- **EXERCISE**:
Check each line of the listing for the string "standalone", count the lines that have it, and answer with that number only.

>>

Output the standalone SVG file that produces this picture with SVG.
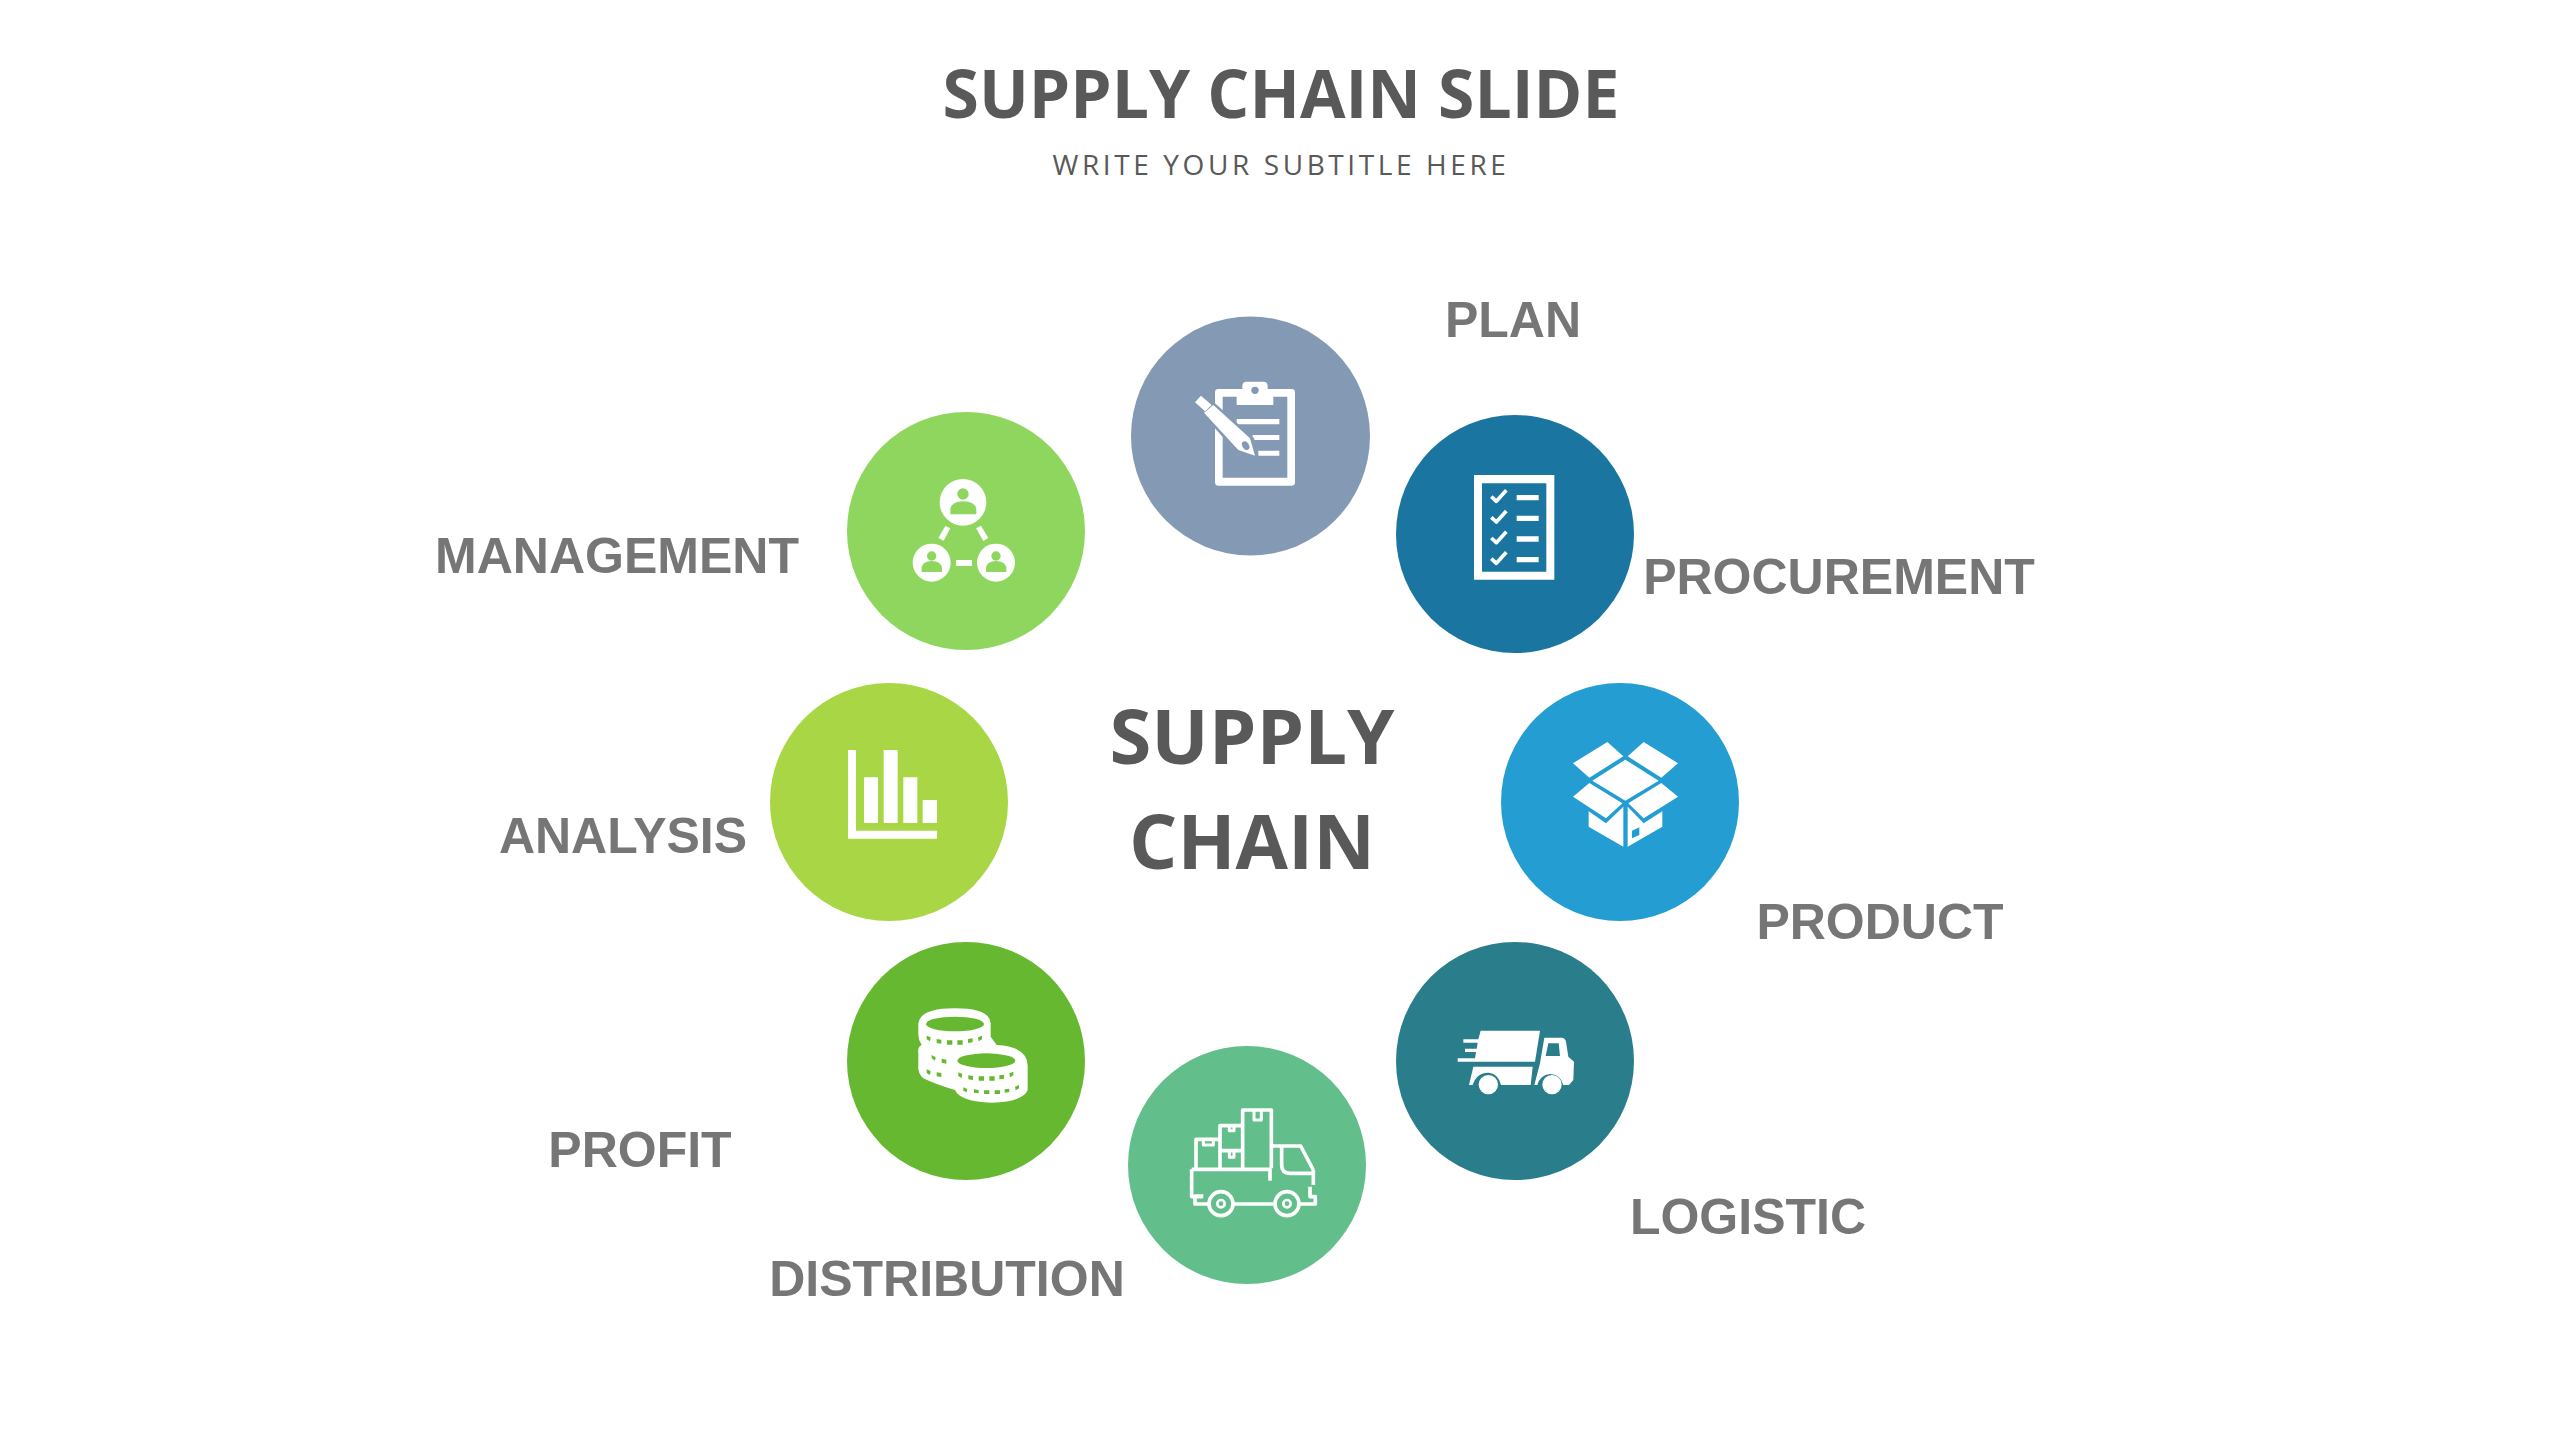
<svg xmlns="http://www.w3.org/2000/svg" width="2559" height="1440" viewBox="0 0 2559 1440">
<style>
.w{fill:#fff}
.t{font-family:"Open Sans","Noto Sans",sans-serif;font-weight:700;fill:#595959;text-anchor:middle}
.l{font-family:"Liberation Sans",Arial,sans-serif;font-weight:700;font-size:50px;fill:#767676;text-anchor:middle}
.o{fill:none;stroke:#fff;stroke-linejoin:round}
</style>
<rect width="2559" height="1440" fill="#fff"/>
<g id="title">
<text class="t" x="1281" y="118" font-size="66">SUPPLY CHAIN SLIDE</text>
<text x="1281" y="175" text-anchor="middle" font-family="'Open Sans','Noto Sans',sans-serif" font-size="28" letter-spacing="3.6" fill="#595959">WRITE YOUR SUBTITLE HERE</text>
</g>
<g id="center"><text class="t" x="1252" y="764" font-size="76">SUPPLY</text><text class="t" x="1252" y="869" font-size="76">CHAIN</text></g>
<g id="plan">
<circle cx="1250.5" cy="436" r="119.5" fill="#8499B3"/>
<g transform="translate(1130 310) scale(.33333)">
<path class="w" fill-rule="evenodd" d="M265 237H337V228Q337 215 350 215H400Q413 215 413 228V237H485Q495 237 495 247V517Q495 527 485 527H265Q255 527 255 517V247Q255 237 265 237ZM278 260V503H472V260H430V285H320V260Z"/>
<circle cx="375" cy="241" r="11" fill="#8499B3"/>
<path class="w" d="M320 327H448V343H320ZM368 375H448V390H368ZM385 422H448V437H385Z"/>
<path d="M215 308L250 275L372 385L388 450L320 430Z" fill="#8499B3"/>
<path class="w" d="M195 277L213 257L245 285L225 304ZM222 308L250 285L360 385L375 437L325 420Z"/>
<ellipse cx="347" cy="407" rx="10" ry="14" transform="rotate(-30 347 407)" fill="#8499B3"/>
</g></g>
<g id="procurement">
<circle cx="1515" cy="534" r="119" fill="#1A76A0"/>
<g transform="translate(1130 310) scale(.33333)">
<path class="w" fill-rule="evenodd" d="M1032 495H1273V809H1032ZM1056 520V785H1249V520Z"/>
<path class="w" d="M1160 555h66v16h-66zM1160 617h66v16h-66zM1160 679h66v16h-66zM1160 741h66v16h-66z"/>
<path class="o" stroke-width="11" d="M1084 560l15 14 30-33M1084 622l15 14 30-33M1084 684l15 14 30-33M1084 746l15 14 30-33"/>
</g></g>
<g id="product">
<circle cx="1620" cy="802" r="119" fill="#249ED2"/>
<g transform="translate(1500 700) scale(.33333)">
<path class="w" d="M322 126L370 169L268 233L219 190ZM431 126L534 190L484 233L383 169ZM376 179L476 242L376 302L277 242ZM268 249L367 310L318 355L219 290ZM484 249L534 290L431 355L385 310ZM266 334L318 370L370 320V440L266 380ZM383 320L431 370L487 334V380L383 440Z"/>
<path d="M396 392L418 382V405L396 415Z" fill="#249ED2"/>
</g></g>
<g id="logistic">
<circle cx="1515" cy="1061" r="119" fill="#2A7D8B"/>
<g transform="translate(1420 1000) scale(.33333)">
<path class="w" d="M182 92H360L345 185H113V175H165L168 156H135V146H170L173 128H130V118H175Z"/>
<path class="w" d="M160 200H338L332 255H243Q235 220 205 218Q170 218 158 255H147Z"/>
<path class="w" fill-rule="evenodd" d="M373 113H425Q435 113 438 125L445 170L462 185L460 240L447 255H430Q420 222 390 222Q360 225 352 255H343L360 190ZM385 130L377 168H420L416 130Z"/>
<circle cx="205" cy="254" r="29" class="w"/><circle cx="396" cy="254" r="29" class="w"/>
</g></g>
<g id="distribution">
<circle cx="1247" cy="1165" r="119" fill="#62BE8A"/>
<g transform="translate(1170 1090) scale(.33333)">
<path class="o" stroke-width="11" d="M218 235V60H304V235M150 235V107H218M150 182H218M78 235V148H150M304 168H392L430 240M335 172V225Q335 250 360 250H430M65 238H300V272M65 238V320H98M430 240V285M420 290V320H436V342H390M310 342H190M115 342H75V318H100"/>
<path class="o" stroke-width="9" d="M252 62V90H274V62M178 110V122H192V110M178 186V202H192V186M100 150V165H130V150"/>
<circle cx="153" cy="341" r="36" class="o" stroke-width="11"/><circle cx="153" cy="341" r="11" class="o" stroke-width="8"/>
<circle cx="351" cy="341" r="36" class="o" stroke-width="11"/><circle cx="351" cy="341" r="11" class="o" stroke-width="8"/>
</g></g>
<g id="profit">
<circle cx="966" cy="1061" r="119" fill="#65B830"/>
<g transform="translate(900 990) scale(.33333)">
<path class="w" d="M55 100Q60 55 165 55Q270 55 272 100V140L290 165Q385 170 383 230V300Q370 335 275 338Q180 335 165 300Q110 285 70 265Q52 250 55 225V190Q52 170 65 165Q55 150 55 135Z"/>
<g fill="#65B830"><ellipse cx="165" cy="102" rx="87" ry="22"/><ellipse cx="259" cy="212" rx="87" ry="22"/>
<path d="M80 137l12 5-2 12-10-6zM110 147l14 2v12l-14-2zM141 151h16v13h-16zM172 151h16v13h-16zM204 147l14-2v12l-14 2zM234 142l12-5v11l-10 6zM95 195l12 7-2 10-10-7zM125 206l14 3v12l-14-3zM80 238l12 5-2 12-10-6zM110 247l14 2v12l-14-2zM175 247l12 5-2 12-10-6zM205 256l14 2v12l-14-2zM236 259h16v13h-16zM268 259h16v13h-16zM298 256l14-2v12l-14 2zM328 250l12-5v11l-10 6zM190 292l12 5-2 10-10-5zM222 298l14 2v10l-14-2zM252 301h16v11h-16zM284 301h16v11h-16zM314 298l14-2v10l-14 2zM345 290l12-5v10l-10 6z"/></g>
</g></g>
<g id="analysis">
<circle cx="889" cy="802" r="119" fill="#A8D645"/>
<g transform="translate(840 410) scale(.33333)">
<path class="w" d="M24 1020H48V1262H291V1286H24ZM72 1102H114V1239H72ZM131 1020H173V1239H131ZM190 1102H232V1239H190ZM248 1170H291V1239H248Z"/>
</g></g>
<g id="management">
<circle cx="966" cy="531" r="119" fill="#8ED65E"/>
<g transform="translate(840 410) scale(.33333)">
<circle cx="369" cy="277" r="70" class="w"/><circle cx="275" cy="458" r="57" class="w"/><circle cx="468" cy="458" r="57" class="w"/>
<g fill="#8ED65E"><circle cx="369" cy="252" r="17"/><path d="M331 313V297Q335 275 369 274Q405 275 409 297V313Z"/>
<circle cx="275" cy="438" r="14"/><path d="M245 486V472Q248 454 275 453Q302 454 306 472V486Z"/>
<circle cx="468" cy="438" r="14"/><path d="M438 486V472Q441 454 468 453Q495 454 499 472V486Z"/></g>
<path class="w" d="M316 348L331 355L311 392L295 384ZM408 355L423 347L445 384L430 393ZM348 450H396V468H348Z"/>
</g></g>
<g id="labels">
<text class="l" x="1513" y="337">PLAN</text>
<text class="l" x="1839" y="594">PROCUREMENT</text>
<text class="l" x="1880" y="939">PRODUCT</text>
<text class="l" x="1748" y="1234">LOGISTIC</text>
<text class="l" x="947" y="1296">DISTRIBUTION</text>
<text class="l" x="640" y="1167">PROFIT</text>
<text class="l" x="623" y="853">ANALYSIS</text>
<text class="l" x="617" y="573">MANAGEMENT</text>
</g>
</svg>
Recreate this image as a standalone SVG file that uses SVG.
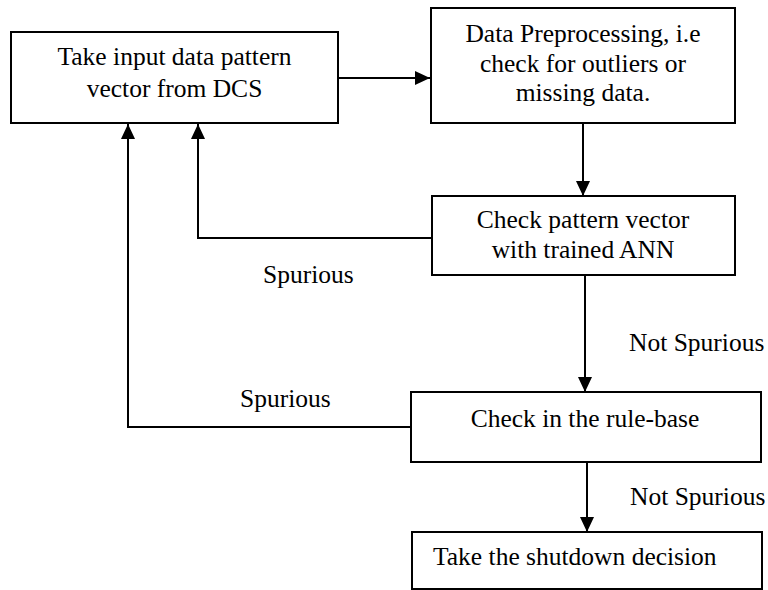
<svg xmlns="http://www.w3.org/2000/svg" width="768" height="590" viewBox="0 0 768 590">
  <style>
    .box { fill: #ffffff; stroke: #000000; stroke-width: 2; }
    .txt { font-family: "Liberation Serif", "Times New Roman", serif; font-size: 25.5px; fill: #000000; }
    .mid { text-anchor: middle; }
    .edge { fill: none; stroke: #000000; stroke-width: 2; }
  </style>
  <defs>
    <marker id="arrow" markerUnits="userSpaceOnUse" markerWidth="16" markerHeight="16" viewBox="0 0 16 16" refX="15" refY="8" orient="auto">
      <path d="M0,1 L15,8 L0,15 Z" fill="#000000"/>
    </marker>
  </defs>
  <rect width="768" height="590" fill="#ffffff"/>

  <g id="connectors">
    <path class="edge" d="M338,78 H430" marker-end="url(#arrow)"/>
    <path class="edge" d="M583,123 V196" marker-end="url(#arrow)"/>
    <path class="edge" d="M432,238 H198 V124" marker-end="url(#arrow)"/>
    <path class="edge" d="M585,275 V392" marker-end="url(#arrow)"/>
    <path class="edge" d="M411,427 H128 V124" marker-end="url(#arrow)"/>
    <path class="edge" d="M587,462 V532" marker-end="url(#arrow)"/>
    <text class="txt" x="263" y="283">Spurious</text>
    <text class="txt" x="629" y="351">Not Spurious</text>
    <text class="txt" x="240" y="407">Spurious</text>
    <text class="txt" x="630" y="505">Not Spurious</text>
  </g>

  <g id="input">
    <rect class="box" x="11" y="32" width="327" height="91"/>
    <text class="txt mid" x="174.5" y="65">Take input data pattern</text>
    <text class="txt mid" x="174.5" y="97">vector from DCS</text>
  </g>

  <g id="preprocess">
    <rect class="box" x="431" y="8" width="304" height="115"/>
    <text class="txt mid" x="583" y="42">Data Preprocessing, i.e</text>
    <text class="txt mid" x="583" y="72">check for outliers or</text>
    <text class="txt mid" x="583" y="101">missing data.</text>
  </g>

  <g id="ann">
    <rect class="box" x="432" y="196" width="303" height="79"/>
    <text class="txt mid" x="583" y="228">Check pattern vector</text>
    <text class="txt mid" x="583" y="258">with trained ANN</text>
  </g>

  <g id="rulebase">
    <rect class="box" x="411" y="392" width="350" height="70"/>
    <text class="txt mid" x="585" y="427">Check in the rule-base</text>
  </g>

  <g id="shutdown">
    <rect class="box" x="412" y="532" width="350" height="57"/>
    <text class="txt" x="433" y="565">Take the shutdown decision</text>
  </g>
</svg>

<<

- **SOLUTION TO THIS EXERCISE**:
2